Plotting code records:
==================================================
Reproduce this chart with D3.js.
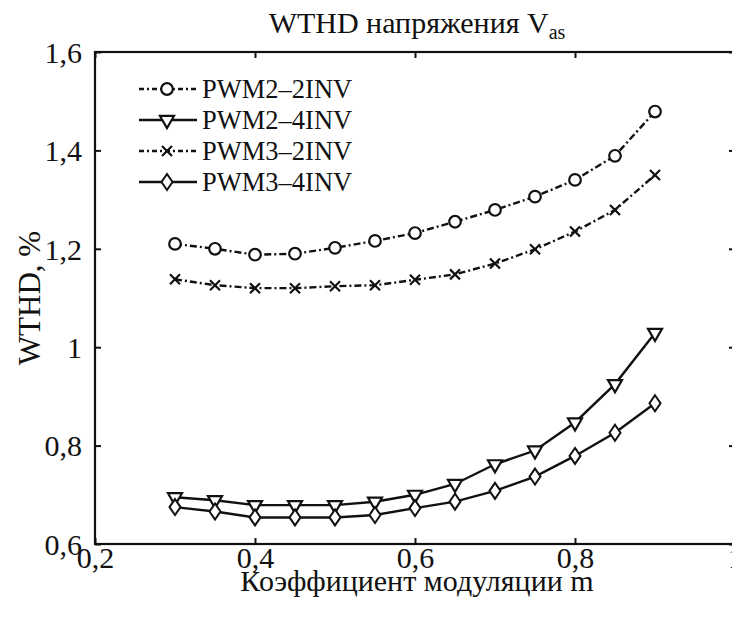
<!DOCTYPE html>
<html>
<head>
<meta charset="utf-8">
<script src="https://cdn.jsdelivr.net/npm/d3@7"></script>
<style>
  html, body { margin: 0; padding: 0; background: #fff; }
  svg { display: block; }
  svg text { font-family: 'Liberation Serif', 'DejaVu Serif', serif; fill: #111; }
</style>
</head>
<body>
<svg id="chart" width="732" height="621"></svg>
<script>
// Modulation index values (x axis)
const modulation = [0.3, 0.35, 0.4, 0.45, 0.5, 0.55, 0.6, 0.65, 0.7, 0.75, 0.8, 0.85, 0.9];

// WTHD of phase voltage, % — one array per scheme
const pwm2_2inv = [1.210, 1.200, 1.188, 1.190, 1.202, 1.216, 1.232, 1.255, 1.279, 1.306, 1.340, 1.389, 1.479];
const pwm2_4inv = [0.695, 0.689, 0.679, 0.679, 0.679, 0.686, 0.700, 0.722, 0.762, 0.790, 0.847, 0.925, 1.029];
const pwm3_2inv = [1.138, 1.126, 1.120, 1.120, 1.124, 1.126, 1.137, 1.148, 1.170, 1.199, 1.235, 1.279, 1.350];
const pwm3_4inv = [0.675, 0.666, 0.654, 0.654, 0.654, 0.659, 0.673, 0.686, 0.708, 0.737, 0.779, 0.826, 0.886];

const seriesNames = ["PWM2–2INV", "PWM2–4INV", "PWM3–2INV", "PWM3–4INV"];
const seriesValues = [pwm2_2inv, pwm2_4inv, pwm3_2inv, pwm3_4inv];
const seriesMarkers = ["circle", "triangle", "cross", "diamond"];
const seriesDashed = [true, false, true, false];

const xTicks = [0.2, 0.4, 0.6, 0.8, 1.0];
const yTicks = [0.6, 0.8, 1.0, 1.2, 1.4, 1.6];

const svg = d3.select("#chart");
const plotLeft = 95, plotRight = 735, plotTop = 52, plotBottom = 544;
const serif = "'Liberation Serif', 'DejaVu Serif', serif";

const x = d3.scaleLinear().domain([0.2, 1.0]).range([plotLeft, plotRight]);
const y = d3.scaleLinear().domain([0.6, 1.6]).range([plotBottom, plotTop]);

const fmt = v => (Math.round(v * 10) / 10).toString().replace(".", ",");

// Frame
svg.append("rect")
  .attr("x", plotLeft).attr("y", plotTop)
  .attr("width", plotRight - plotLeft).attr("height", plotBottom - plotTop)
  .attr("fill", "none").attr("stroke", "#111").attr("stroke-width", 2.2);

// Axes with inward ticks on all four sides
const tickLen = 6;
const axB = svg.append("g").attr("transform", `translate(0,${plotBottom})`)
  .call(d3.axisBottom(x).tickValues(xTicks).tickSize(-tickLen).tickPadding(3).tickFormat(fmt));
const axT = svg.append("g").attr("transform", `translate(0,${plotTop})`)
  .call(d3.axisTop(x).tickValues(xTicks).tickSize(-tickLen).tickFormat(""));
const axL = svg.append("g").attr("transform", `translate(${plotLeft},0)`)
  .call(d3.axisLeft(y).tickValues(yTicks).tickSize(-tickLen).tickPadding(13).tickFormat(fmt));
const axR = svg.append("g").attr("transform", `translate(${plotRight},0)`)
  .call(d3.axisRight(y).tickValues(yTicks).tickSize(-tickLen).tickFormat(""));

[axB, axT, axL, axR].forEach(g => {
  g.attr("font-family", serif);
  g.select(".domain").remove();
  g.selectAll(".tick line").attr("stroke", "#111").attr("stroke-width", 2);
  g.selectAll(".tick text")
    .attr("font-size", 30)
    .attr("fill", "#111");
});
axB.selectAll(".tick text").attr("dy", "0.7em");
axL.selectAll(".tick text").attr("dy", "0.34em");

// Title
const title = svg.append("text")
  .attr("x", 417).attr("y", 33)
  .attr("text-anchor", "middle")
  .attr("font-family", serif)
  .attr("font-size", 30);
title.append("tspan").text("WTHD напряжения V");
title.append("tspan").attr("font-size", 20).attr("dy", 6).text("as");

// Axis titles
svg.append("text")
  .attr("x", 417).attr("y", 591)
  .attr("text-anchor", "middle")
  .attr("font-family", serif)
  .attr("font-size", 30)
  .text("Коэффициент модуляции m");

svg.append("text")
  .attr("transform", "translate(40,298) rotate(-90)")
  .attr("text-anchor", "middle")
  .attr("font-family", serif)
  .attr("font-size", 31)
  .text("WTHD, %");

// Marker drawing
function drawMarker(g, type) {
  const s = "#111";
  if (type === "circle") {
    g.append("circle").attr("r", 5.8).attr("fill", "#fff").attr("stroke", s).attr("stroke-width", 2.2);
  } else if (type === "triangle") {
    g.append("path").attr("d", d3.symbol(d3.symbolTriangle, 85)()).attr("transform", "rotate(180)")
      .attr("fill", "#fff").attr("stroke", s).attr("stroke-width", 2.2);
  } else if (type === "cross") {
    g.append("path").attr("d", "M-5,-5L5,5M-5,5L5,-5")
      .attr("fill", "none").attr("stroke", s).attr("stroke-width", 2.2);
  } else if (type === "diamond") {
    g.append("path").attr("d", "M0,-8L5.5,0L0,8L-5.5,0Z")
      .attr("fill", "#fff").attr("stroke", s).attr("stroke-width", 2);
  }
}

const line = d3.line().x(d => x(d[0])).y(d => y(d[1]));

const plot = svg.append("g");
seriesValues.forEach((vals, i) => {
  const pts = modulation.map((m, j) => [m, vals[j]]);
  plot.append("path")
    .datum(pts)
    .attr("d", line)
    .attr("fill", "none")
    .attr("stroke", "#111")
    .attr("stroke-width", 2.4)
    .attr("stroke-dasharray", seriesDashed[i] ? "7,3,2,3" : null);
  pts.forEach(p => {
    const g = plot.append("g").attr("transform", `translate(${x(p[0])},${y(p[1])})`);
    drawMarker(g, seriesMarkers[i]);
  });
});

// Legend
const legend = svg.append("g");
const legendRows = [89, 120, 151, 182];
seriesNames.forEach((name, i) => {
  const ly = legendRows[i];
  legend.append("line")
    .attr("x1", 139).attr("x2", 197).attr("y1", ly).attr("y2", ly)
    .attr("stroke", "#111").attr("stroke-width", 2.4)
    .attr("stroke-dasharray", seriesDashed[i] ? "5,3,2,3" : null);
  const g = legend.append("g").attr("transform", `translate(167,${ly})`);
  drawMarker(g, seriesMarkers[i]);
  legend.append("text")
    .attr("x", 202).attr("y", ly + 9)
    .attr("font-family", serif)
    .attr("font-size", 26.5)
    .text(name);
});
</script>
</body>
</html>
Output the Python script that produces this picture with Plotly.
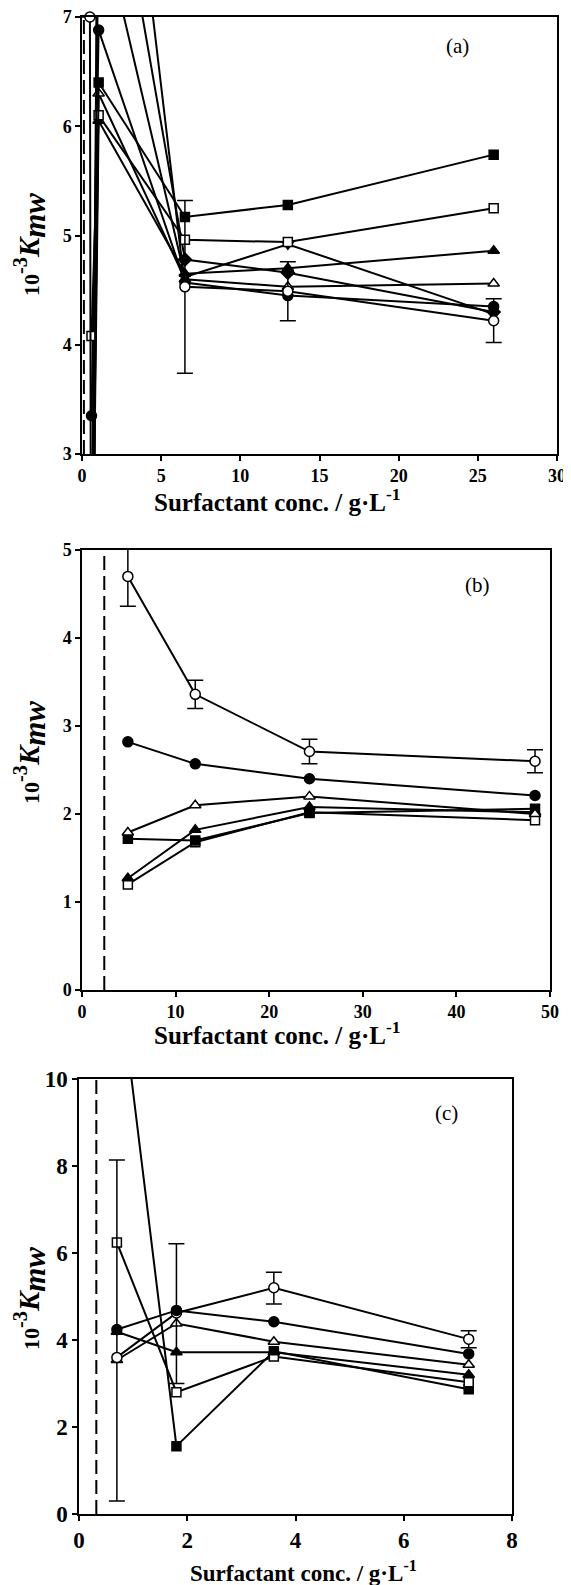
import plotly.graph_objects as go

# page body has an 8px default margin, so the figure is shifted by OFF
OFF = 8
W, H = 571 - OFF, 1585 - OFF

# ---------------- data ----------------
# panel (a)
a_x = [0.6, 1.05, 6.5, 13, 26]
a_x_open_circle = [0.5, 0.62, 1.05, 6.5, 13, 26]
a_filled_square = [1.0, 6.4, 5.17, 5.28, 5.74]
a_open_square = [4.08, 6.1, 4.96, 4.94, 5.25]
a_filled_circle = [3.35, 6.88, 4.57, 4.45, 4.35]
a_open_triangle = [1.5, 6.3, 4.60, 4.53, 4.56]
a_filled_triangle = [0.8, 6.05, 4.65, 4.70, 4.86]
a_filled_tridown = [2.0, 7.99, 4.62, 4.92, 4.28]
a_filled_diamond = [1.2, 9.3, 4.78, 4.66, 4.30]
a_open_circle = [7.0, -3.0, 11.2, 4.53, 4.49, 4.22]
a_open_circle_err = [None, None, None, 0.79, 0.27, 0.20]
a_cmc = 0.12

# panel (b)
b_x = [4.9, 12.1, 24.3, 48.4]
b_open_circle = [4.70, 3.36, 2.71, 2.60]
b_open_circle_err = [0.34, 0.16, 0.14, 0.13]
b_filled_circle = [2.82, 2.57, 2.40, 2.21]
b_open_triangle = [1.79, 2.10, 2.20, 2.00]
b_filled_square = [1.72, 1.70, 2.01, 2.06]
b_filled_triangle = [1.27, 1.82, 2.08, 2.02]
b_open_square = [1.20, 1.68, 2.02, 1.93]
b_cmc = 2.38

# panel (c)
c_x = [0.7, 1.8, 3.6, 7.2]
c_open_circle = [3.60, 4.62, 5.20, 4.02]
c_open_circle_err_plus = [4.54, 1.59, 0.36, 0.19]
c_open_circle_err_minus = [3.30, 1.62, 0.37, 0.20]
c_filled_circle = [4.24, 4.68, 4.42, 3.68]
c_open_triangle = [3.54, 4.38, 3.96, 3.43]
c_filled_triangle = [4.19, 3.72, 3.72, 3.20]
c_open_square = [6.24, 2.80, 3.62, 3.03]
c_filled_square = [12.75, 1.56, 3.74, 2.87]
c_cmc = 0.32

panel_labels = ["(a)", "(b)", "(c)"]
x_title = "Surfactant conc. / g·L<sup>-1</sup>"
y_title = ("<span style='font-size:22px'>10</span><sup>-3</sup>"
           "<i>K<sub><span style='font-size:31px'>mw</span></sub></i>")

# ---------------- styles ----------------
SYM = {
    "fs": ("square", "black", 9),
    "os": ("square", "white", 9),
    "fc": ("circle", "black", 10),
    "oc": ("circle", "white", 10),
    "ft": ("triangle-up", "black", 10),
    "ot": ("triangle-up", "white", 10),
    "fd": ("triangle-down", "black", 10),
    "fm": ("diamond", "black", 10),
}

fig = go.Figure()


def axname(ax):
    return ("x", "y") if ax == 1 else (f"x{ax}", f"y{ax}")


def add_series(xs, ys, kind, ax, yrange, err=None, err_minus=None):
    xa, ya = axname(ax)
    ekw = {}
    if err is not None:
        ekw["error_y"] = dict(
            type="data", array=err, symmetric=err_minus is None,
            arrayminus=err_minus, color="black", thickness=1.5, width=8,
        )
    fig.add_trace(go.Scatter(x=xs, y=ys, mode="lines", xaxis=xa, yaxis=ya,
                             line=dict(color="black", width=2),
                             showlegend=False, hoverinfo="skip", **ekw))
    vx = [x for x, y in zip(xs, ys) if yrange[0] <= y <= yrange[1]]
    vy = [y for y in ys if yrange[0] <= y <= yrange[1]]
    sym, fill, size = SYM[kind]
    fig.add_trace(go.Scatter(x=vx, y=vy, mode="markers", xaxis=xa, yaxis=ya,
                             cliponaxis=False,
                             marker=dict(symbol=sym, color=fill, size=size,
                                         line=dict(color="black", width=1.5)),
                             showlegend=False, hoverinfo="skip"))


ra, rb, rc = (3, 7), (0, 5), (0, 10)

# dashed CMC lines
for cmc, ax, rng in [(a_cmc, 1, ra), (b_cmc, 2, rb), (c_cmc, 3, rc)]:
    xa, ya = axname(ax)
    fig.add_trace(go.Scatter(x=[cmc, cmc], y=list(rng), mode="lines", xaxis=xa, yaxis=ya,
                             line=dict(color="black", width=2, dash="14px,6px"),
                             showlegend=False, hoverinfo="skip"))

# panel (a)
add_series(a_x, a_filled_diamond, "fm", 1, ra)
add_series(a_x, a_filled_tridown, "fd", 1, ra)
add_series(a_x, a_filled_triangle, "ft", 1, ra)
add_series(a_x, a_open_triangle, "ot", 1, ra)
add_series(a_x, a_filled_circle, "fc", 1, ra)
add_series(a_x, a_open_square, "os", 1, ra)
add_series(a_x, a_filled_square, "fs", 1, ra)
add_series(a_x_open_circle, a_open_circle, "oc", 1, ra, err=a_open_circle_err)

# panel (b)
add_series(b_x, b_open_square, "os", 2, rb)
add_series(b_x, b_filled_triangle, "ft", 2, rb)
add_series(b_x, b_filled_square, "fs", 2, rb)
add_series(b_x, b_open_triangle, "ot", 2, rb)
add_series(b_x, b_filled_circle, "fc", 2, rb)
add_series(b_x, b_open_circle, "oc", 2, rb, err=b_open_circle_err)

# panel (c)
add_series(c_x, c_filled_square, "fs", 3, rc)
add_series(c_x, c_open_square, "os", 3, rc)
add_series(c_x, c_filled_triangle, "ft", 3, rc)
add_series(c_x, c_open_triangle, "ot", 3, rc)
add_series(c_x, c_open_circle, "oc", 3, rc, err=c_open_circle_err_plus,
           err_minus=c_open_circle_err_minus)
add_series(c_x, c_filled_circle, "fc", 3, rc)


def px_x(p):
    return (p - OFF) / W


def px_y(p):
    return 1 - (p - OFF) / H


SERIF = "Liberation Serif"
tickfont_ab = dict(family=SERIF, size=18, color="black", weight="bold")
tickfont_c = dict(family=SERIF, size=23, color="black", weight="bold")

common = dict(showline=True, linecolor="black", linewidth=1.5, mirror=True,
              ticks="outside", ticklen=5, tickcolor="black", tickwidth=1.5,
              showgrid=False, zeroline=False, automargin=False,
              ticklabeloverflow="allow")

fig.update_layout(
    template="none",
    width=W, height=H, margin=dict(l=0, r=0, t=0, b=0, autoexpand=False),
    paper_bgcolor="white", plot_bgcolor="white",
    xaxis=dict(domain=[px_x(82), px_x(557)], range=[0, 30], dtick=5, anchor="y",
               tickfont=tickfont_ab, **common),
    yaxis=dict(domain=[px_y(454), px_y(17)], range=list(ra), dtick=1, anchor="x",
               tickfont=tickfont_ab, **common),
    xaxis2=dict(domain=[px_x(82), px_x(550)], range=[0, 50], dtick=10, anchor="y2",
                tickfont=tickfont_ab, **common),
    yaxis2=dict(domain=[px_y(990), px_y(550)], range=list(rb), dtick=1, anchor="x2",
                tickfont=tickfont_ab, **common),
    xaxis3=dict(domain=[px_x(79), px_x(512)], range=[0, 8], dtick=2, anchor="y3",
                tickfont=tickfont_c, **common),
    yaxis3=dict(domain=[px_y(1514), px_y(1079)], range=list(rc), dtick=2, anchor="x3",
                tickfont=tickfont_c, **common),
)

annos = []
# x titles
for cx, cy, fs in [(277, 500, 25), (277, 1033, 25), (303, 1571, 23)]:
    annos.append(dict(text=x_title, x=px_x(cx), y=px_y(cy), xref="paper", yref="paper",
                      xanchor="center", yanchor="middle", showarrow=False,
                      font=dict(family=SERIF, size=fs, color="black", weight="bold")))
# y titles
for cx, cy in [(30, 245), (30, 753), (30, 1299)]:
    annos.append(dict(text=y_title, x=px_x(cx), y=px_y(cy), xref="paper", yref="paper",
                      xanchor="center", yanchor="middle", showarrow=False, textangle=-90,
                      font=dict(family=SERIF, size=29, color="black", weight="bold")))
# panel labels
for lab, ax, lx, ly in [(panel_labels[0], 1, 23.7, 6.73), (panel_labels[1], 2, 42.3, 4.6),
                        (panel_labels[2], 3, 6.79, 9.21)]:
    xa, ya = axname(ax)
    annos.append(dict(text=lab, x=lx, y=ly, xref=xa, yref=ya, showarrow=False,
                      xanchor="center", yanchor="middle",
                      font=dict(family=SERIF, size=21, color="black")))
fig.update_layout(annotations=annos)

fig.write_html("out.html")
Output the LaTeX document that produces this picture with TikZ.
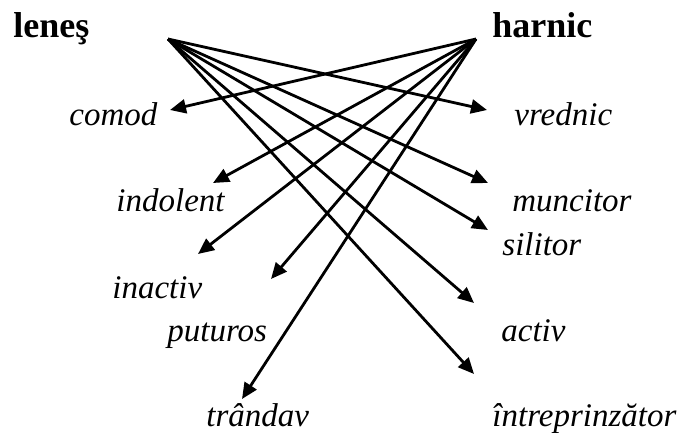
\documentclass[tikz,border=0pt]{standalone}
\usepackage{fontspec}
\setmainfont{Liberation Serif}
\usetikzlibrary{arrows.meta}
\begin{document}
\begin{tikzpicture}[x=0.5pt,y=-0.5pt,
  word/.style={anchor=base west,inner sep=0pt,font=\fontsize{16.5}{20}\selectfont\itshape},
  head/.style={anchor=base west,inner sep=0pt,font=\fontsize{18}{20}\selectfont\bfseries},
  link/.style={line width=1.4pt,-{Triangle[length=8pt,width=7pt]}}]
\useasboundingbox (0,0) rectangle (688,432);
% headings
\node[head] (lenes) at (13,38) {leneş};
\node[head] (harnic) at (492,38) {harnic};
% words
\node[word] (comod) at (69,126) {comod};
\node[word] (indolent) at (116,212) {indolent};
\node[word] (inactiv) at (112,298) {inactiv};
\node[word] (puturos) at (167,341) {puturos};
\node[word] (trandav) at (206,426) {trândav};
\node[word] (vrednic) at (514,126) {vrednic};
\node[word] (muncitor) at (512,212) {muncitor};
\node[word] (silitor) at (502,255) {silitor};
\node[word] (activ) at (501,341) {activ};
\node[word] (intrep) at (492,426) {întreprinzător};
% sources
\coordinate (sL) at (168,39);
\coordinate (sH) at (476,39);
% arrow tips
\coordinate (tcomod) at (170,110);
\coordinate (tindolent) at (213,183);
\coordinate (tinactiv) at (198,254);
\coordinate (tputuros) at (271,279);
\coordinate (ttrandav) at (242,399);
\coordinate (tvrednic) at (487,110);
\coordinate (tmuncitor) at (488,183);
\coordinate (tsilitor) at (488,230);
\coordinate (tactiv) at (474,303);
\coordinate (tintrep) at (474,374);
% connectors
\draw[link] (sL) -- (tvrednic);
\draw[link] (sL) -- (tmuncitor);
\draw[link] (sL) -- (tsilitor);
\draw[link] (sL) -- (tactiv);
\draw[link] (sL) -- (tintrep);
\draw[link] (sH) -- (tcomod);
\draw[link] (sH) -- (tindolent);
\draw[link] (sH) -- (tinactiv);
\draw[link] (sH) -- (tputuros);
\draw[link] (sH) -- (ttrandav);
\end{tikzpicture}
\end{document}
==================================================
» TASK STATEMENT:
Take the lines above from the top of the records through the one with "0.8, 0.85, 0.9];" and repeat them exactly, without any pictures.

» FINISHED EXERCISE:
Reproduce this chart with D3.js.
<!DOCTYPE html>
<html>
<head>
<meta charset="utf-8">
<script src="https://cdn.jsdelivr.net/npm/d3@7"></script>
<style>
  html, body { margin: 0; padding: 0; background: #fff; }
  svg { display: block; }
  svg text { font-family: 'Liberation Serif', 'DejaVu Serif', serif; fill: #111; }
</style>
</head>
<body>
<svg id="chart" width="732" height="621"></svg>
<script>
// Modulation index values (x axis)
const modulation = [0.3, 0.35, 0.4, 0.45, 0.5, 0.55, 0.6, 0.65, 0.7, 0.75, 0.8, 0.85, 0.9];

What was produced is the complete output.